++++ DATASET SECTION

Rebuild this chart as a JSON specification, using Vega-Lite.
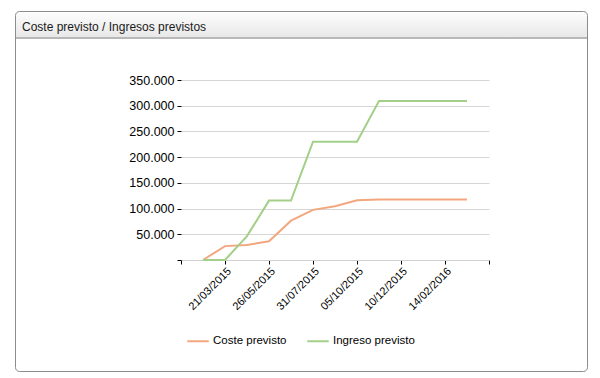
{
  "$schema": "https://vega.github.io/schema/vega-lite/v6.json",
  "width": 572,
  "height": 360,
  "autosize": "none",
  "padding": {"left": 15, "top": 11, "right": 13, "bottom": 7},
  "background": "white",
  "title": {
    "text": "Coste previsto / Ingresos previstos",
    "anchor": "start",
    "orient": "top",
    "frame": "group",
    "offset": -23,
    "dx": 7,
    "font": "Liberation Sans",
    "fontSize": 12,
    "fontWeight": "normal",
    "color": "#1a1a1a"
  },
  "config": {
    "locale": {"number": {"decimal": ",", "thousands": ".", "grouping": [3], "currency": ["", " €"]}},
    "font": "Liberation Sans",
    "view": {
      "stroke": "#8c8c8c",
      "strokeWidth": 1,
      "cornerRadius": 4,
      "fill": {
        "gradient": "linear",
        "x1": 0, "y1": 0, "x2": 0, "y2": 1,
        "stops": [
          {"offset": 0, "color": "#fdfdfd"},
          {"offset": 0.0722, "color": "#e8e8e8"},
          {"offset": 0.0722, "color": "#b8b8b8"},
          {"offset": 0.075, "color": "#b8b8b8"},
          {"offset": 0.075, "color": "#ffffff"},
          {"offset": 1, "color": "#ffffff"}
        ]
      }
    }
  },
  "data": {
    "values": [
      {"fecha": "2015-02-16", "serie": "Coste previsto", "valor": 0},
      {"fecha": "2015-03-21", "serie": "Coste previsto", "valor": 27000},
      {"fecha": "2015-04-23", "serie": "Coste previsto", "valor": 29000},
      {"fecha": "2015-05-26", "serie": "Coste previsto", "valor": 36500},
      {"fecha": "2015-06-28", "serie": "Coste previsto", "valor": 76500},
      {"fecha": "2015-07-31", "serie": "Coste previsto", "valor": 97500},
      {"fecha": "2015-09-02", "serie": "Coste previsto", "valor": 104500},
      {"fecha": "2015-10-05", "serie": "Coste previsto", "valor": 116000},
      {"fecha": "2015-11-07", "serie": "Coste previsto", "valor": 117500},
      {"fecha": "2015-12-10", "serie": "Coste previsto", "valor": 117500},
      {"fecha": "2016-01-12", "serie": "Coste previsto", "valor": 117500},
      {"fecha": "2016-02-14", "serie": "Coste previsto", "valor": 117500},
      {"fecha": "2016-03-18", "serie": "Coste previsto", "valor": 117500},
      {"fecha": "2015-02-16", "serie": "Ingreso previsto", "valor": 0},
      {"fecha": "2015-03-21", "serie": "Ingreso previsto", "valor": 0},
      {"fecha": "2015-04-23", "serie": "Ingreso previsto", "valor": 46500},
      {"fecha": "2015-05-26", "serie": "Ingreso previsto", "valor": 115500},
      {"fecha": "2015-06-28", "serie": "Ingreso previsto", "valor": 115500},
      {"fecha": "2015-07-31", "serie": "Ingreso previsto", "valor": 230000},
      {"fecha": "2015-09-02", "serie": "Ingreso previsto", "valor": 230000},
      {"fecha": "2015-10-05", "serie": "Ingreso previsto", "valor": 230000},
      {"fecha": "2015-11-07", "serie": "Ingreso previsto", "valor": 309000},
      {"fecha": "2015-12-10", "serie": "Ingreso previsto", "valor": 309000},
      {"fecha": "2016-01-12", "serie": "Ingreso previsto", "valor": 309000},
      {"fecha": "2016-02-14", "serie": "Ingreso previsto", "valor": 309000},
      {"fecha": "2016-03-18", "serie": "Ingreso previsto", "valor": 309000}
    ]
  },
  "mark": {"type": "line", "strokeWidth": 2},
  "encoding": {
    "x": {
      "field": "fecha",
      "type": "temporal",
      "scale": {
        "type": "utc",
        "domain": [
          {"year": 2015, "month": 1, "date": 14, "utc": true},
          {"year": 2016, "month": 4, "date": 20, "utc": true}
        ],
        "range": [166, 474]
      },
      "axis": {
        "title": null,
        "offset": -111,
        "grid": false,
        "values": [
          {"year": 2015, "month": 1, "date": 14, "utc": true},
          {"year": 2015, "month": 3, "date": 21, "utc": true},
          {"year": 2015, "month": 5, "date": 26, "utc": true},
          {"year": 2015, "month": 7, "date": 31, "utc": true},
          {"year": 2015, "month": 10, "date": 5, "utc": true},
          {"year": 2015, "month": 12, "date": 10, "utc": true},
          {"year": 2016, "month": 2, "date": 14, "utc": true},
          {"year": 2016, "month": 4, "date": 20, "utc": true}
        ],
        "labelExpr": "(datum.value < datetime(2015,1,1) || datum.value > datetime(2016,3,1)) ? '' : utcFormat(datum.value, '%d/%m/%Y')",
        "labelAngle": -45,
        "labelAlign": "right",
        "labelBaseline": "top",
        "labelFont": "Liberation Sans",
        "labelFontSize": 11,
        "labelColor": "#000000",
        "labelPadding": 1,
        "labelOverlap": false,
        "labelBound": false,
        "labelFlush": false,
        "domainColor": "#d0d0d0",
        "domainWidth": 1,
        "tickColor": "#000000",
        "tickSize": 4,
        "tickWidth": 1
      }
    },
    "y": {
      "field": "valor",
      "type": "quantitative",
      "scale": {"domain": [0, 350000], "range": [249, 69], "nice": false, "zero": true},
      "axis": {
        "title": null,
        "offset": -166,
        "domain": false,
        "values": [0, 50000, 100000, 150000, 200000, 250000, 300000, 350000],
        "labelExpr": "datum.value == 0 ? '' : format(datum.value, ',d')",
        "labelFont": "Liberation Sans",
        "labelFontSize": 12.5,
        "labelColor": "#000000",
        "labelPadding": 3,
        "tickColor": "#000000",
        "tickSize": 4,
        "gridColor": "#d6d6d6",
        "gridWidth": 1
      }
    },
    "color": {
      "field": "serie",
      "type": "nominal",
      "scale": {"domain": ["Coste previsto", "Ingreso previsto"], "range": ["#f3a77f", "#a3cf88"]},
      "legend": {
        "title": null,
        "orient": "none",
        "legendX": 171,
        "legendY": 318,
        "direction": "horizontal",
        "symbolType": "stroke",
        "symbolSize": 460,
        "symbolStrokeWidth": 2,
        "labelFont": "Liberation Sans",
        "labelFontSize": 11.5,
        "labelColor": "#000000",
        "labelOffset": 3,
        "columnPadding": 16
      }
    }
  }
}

++++++++

→ BRIEF
Leaving the pictures aside, transcribe the entire listing exactly.

→ RESPONSE
Rebuild this chart as a JSON specification, using Vega-Lite.
{
  "$schema": "https://vega.github.io/schema/vega-lite/v6.json",
  "width": 572,
  "height": 360,
  "autosize": "none",
  "padding": {"left": 15, "top": 11, "right": 13, "bottom": 7},
  "background": "white",
  "title": {
    "text": "Coste previsto / Ingresos previstos",
    "anchor": "start",
    "orient": "top",
    "frame": "group",
    "offset": -23,
    "dx": 7,
    "font": "Liberation Sans",
    "fontSize": 12,
    "fontWeight": "normal",
    "color": "#1a1a1a"
  },
  "config": {
    "locale": {"number": {"decimal": ",", "thousands": ".", "grouping": [3], "currency": ["", " €"]}},
    "font": "Liberation Sans",
    "view": {
      "stroke": "#8c8c8c",
      "strokeWidth": 1,
      "cornerRadius": 4,
      "fill": {
        "gradient": "linear",
        "x1": 0, "y1": 0, "x2": 0, "y2": 1,
        "stops": [
          {"offset": 0, "color": "#fdfdfd"},
          {"offset": 0.0722, "color": "#e8e8e8"},
          {"offset": 0.0722, "color": "#b8b8b8"},
          {"offset": 0.075, "color": "#b8b8b8"},
          {"offset": 0.075, "color": "#ffffff"},
          {"offset": 1, "color": "#ffffff"}
        ]
      }
    }
  },
  "data": {
    "values": [
      {"fecha": "2015-02-16", "serie": "Coste previsto", "valor": 0},
      {"fecha": "2015-03-21", "serie": "Coste previsto", "valor": 27000},
      {"fecha": "2015-04-23", "serie": "Coste previsto", "valor": 29000},
      {"fecha": "2015-05-26", "serie": "Coste previsto", "valor": 36500},
      {"fecha": "2015-06-28", "serie": "Coste previsto", "valor": 76500},
      {"fecha": "2015-07-31", "serie": "Coste previsto", "valor": 97500},
      {"fecha": "2015-09-02", "serie": "Coste previsto", "valor": 104500},
      {"fecha": "2015-10-05", "serie": "Coste previsto", "valor": 116000},
      {"fecha": "2015-11-07", "serie": "Coste previsto", "valor": 117500},
      {"fecha": "2015-12-10", "serie": "Coste previsto", "valor": 117500},
      {"fecha": "2016-01-12", "serie": "Coste previsto", "valor": 117500},
      {"fecha": "2016-02-14", "serie": "Coste previsto", "valor": 117500},
      {"fecha": "2016-03-18", "serie": "Coste previsto", "valor": 117500},
      {"fecha": "2015-02-16", "serie": "Ingreso previsto", "valor": 0},
      {"fecha": "2015-03-21", "serie": "Ingreso previsto", "valor": 0},
      {"fecha": "2015-04-23", "serie": "Ingreso previsto", "valor": 46500},
      {"fecha": "2015-05-26", "serie": "Ingreso previsto", "valor": 115500},
      {"fecha": "2015-06-28", "serie": "Ingreso previsto", "valor": 115500},
      {"fecha": "2015-07-31", "serie": "Ingreso previsto", "valor": 230000},
      {"fecha": "2015-09-02", "serie": "Ingreso previsto", "valor": 230000},
      {"fecha": "2015-10-05", "serie": "Ingreso previsto", "valor": 230000},
      {"fecha": "2015-11-07", "serie": "Ingreso previsto", "valor": 309000},
      {"fecha": "2015-12-10", "serie": "Ingreso previsto", "valor": 309000},
      {"fecha": "2016-01-12", "serie": "Ingreso previsto", "valor": 309000},
      {"fecha": "2016-02-14", "serie": "Ingreso previsto", "valor": 309000},
      {"fecha": "2016-03-18", "serie": "Ingreso previsto", "valor": 309000}
    ]
  },
  "mark": {"type": "line", "strokeWidth": 2},
  "encoding": {
    "x": {
      "field": "fecha",
      "type": "temporal",
      "scale": {
        "type": "utc",
        "domain": [
          {"year": 2015, "month": 1, "date": 14, "utc": true},
          {"year": 2016, "month": 4, "date": 20, "utc": true}
        ],
        "range": [166, 474]
      },
      "axis": {
        "title": null,
        "offset": -111,
        "grid": false,
        "values": [
          {"year": 2015, "month": 1, "date": 14, "utc": true},
          {"year": 2015, "month": 3, "date": 21, "utc": true},
          {"year": 2015, "month": 5, "date": 26, "utc": true},
          {"year": 2015, "month": 7, "date": 31, "utc": true},
          {"year": 2015, "month": 10, "date": 5, "utc": true},
          {"year": 2015, "month": 12, "date": 10, "utc": true},
          {"year": 2016, "month": 2, "date": 14, "utc": true},
          {"year": 2016, "month": 4, "date": 20, "utc": true}
        ],
        "labelExpr": "(datum.value < datetime(2015,1,1) || datum.value > datetime(2016,3,1)) ? '' : utcFormat(datum.value, '%d/%m/%Y')",
        "labelAngle": -45,
        "labelAlign": "right",
        "labelBaseline": "top",
        "labelFont": "Liberation Sans",
        "labelFontSize": 11,
        "labelColor": "#000000",
        "labelPadding": 1,
        "labelOverlap": false,
        "labelBound": false,
        "labelFlush": false,
        "domainColor": "#d0d0d0",
        "domainWidth": 1,
        "tickColor": "#000000",
        "tickSize": 4,
        "tickWidth": 1
      }
    },
    "y": {
      "field": "valor",
      "type": "quantitative",
      "scale": {"domain": [0, 350000], "range": [249, 69], "nice": false, "zero": true},
      "axis": {
        "title": null,
        "offset": -166,
        "domain": false,
        "values": [0, 50000, 100000, 150000, 200000, 250000, 300000, 350000],
        "labelExpr": "datum.value == 0 ? '' : format(datum.value, ',d')",
        "labelFont": "Liberation Sans",
        "labelFontSize": 12.5,
        "labelColor": "#000000",
        "labelPadding": 3,
        "tickColor": "#000000",
        "tickSize": 4,
        "gridColor": "#d6d6d6",
        "gridWidth": 1
      }
    },
    "color": {
      "field": "serie",
      "type": "nominal",
      "scale": {"domain": ["Coste previsto", "Ingreso previsto"], "range": ["#f3a77f", "#a3cf88"]},
      "legend": {
        "title": null,
        "orient": "none",
        "legendX": 171,
        "legendY": 318,
        "direction": "horizontal",
        "symbolType": "stroke",
        "symbolSize": 460,
        "symbolStrokeWidth": 2,
        "labelFont": "Liberation Sans",
        "labelFontSize": 11.5,
        "labelColor": "#000000",
        "labelOffset": 3,
        "columnPadding": 16
      }
    }
  }
}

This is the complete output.